Zij zullen vergaan, Gij echter blijft. Zij zullen verslijten als kleren,

12
CANISIUS

Als een mantel rolt Gij ze op, En als een kleed zullen ze worden verwisseld. Maar Gij blijft dezelfde, En uw jaren nemen geen einde

WILLIBRORD

Gij zult ze opvouwen als een mantel, gelijk een kledingstuk zullen zij verwisseld worden.
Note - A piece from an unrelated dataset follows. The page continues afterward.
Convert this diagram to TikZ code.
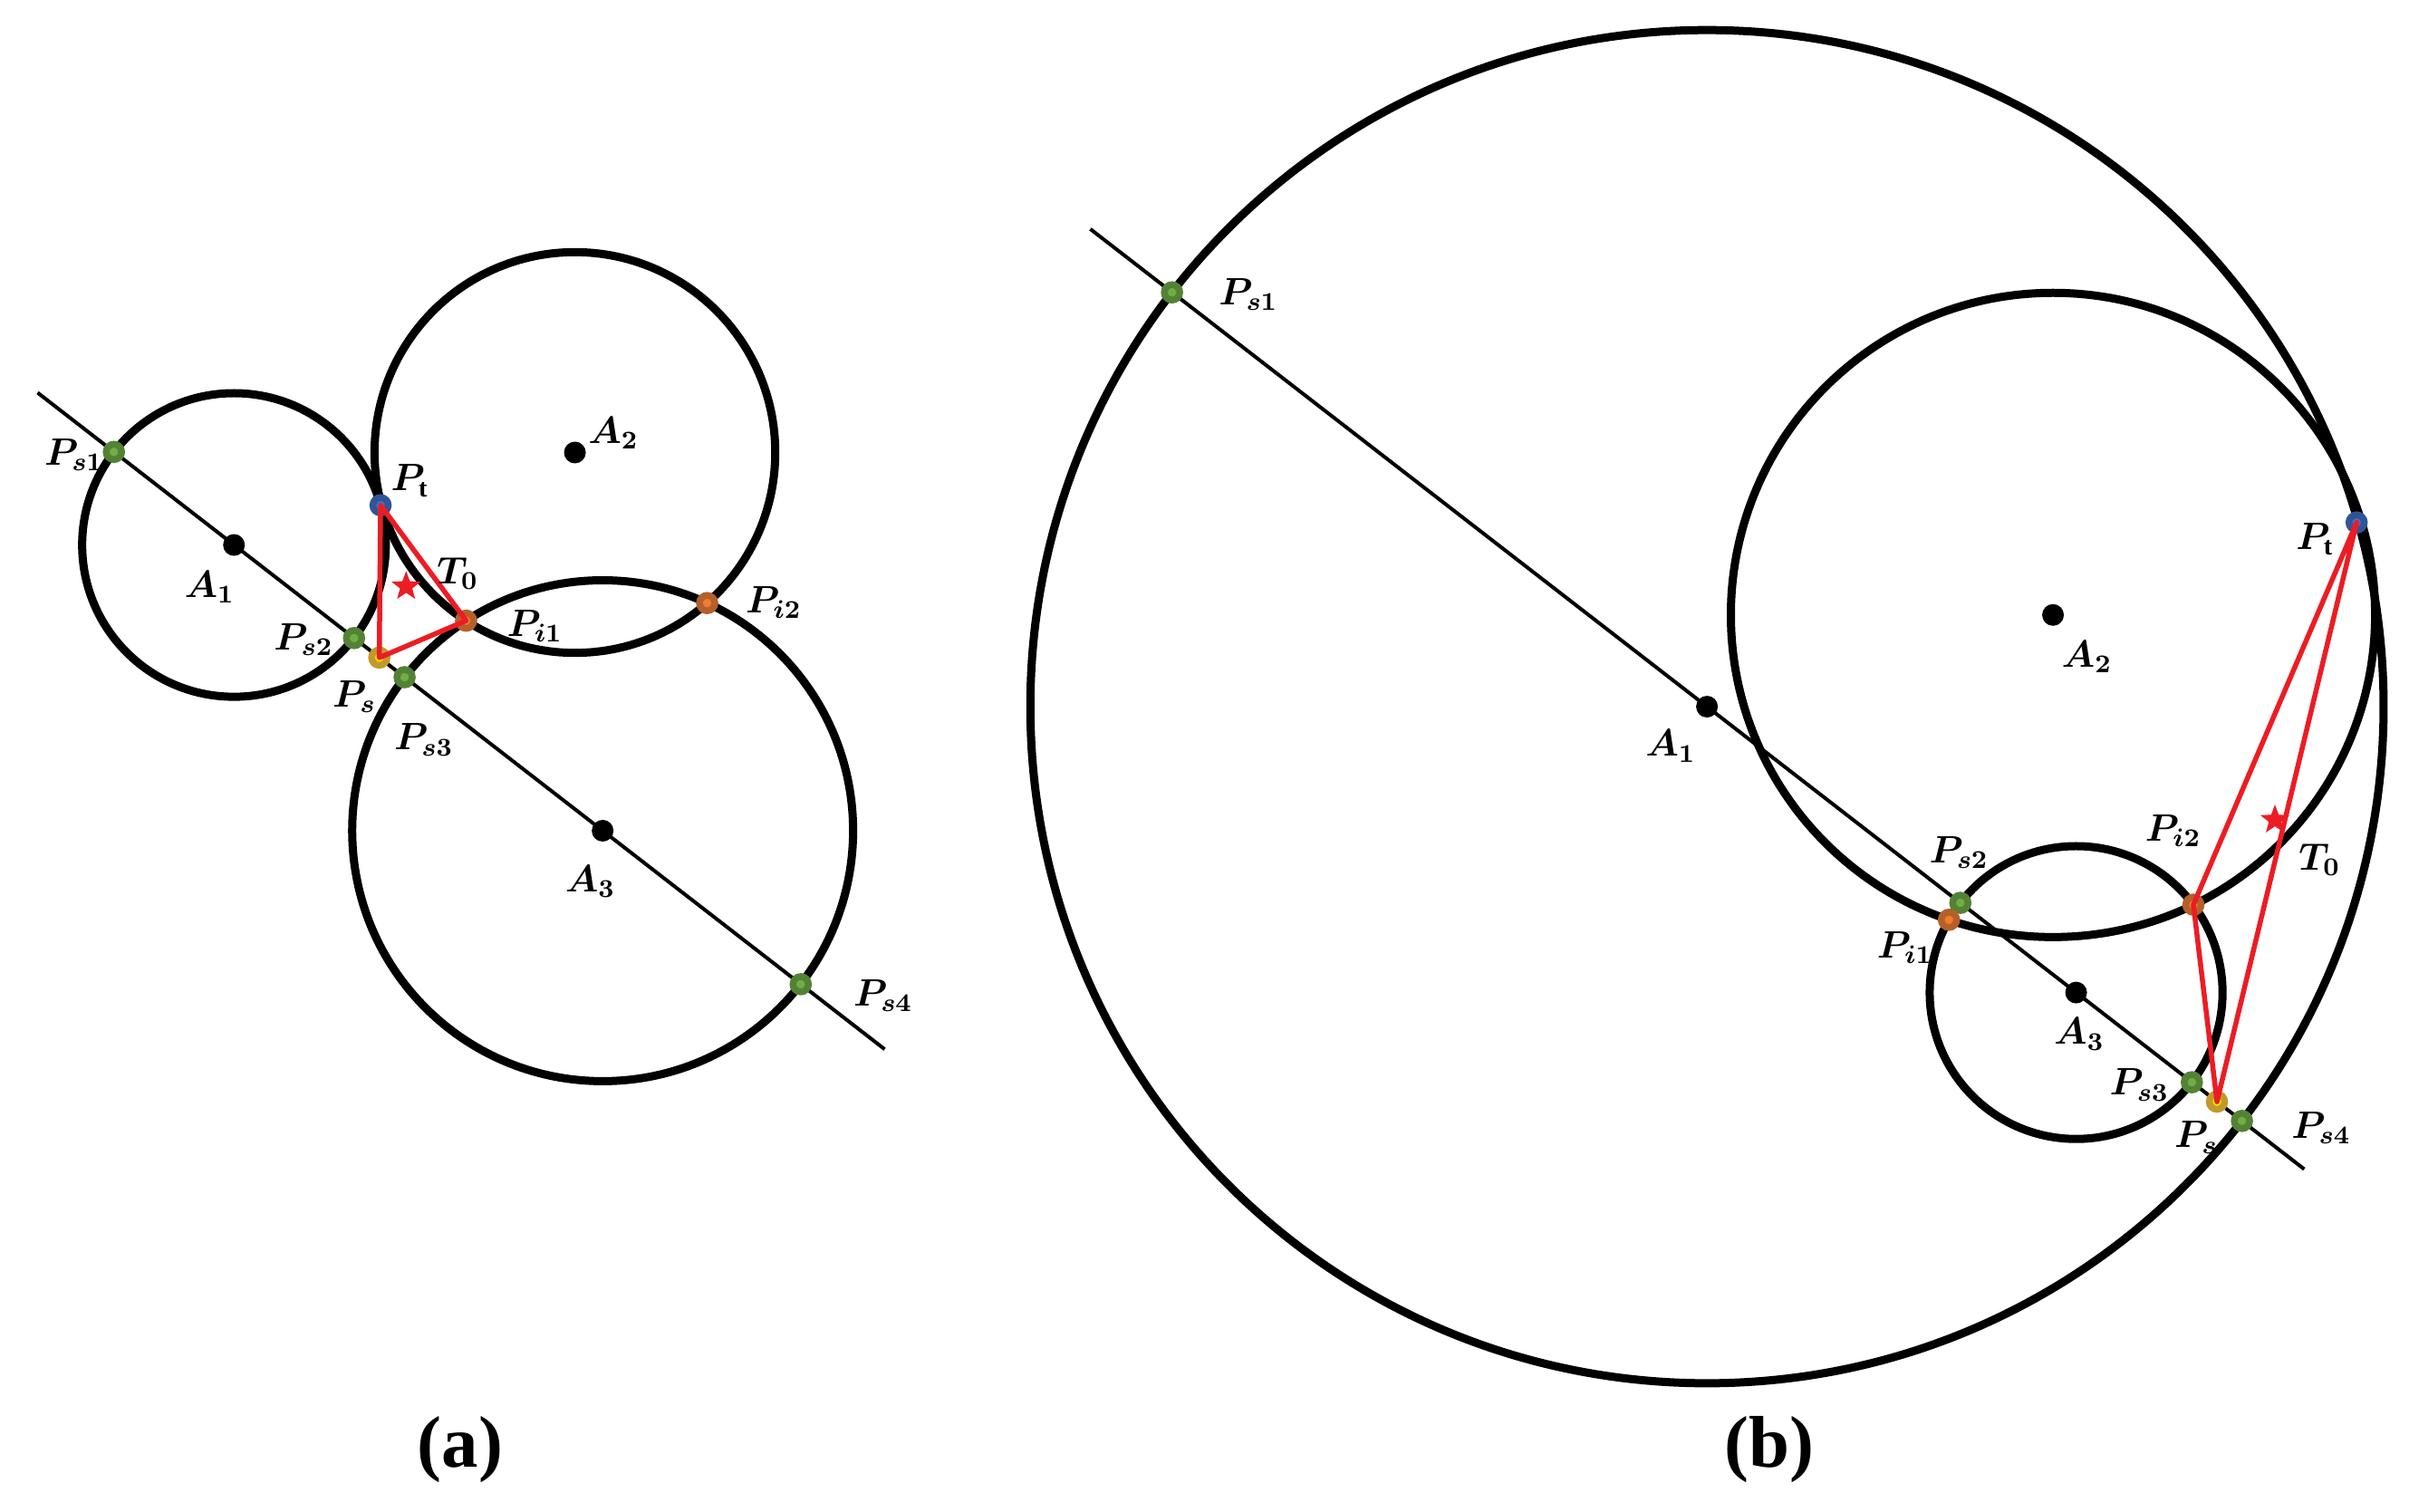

Gij echter zijt dezelfde en uw jaren nemen geen einde.

13
CANISIUS

En tot wien der engelen sprak Hij ooit: "Zet U aan mijn rechterhand, Totdat Ik uw vijanden leg als een voetbank voor uw voeten."

WILLIBRORD

Heeft Hij ooit tot een van de engelen gezegd: Zet u aan mijn rechterhand, totdat Ik uw vijanden gemaakt heb tot een voetbank voor uw voeten?

14
CANISIUS

Zijn ze niet allen dienstbare geesten, uitgezonden tot hulp van hen, die de zaligheid zullen beërven?

WILLIBRORD

Wat zijn zij anders dan dienende geesten, uitgezonden ten behoeve van hen voor wie het heil is weggelegd?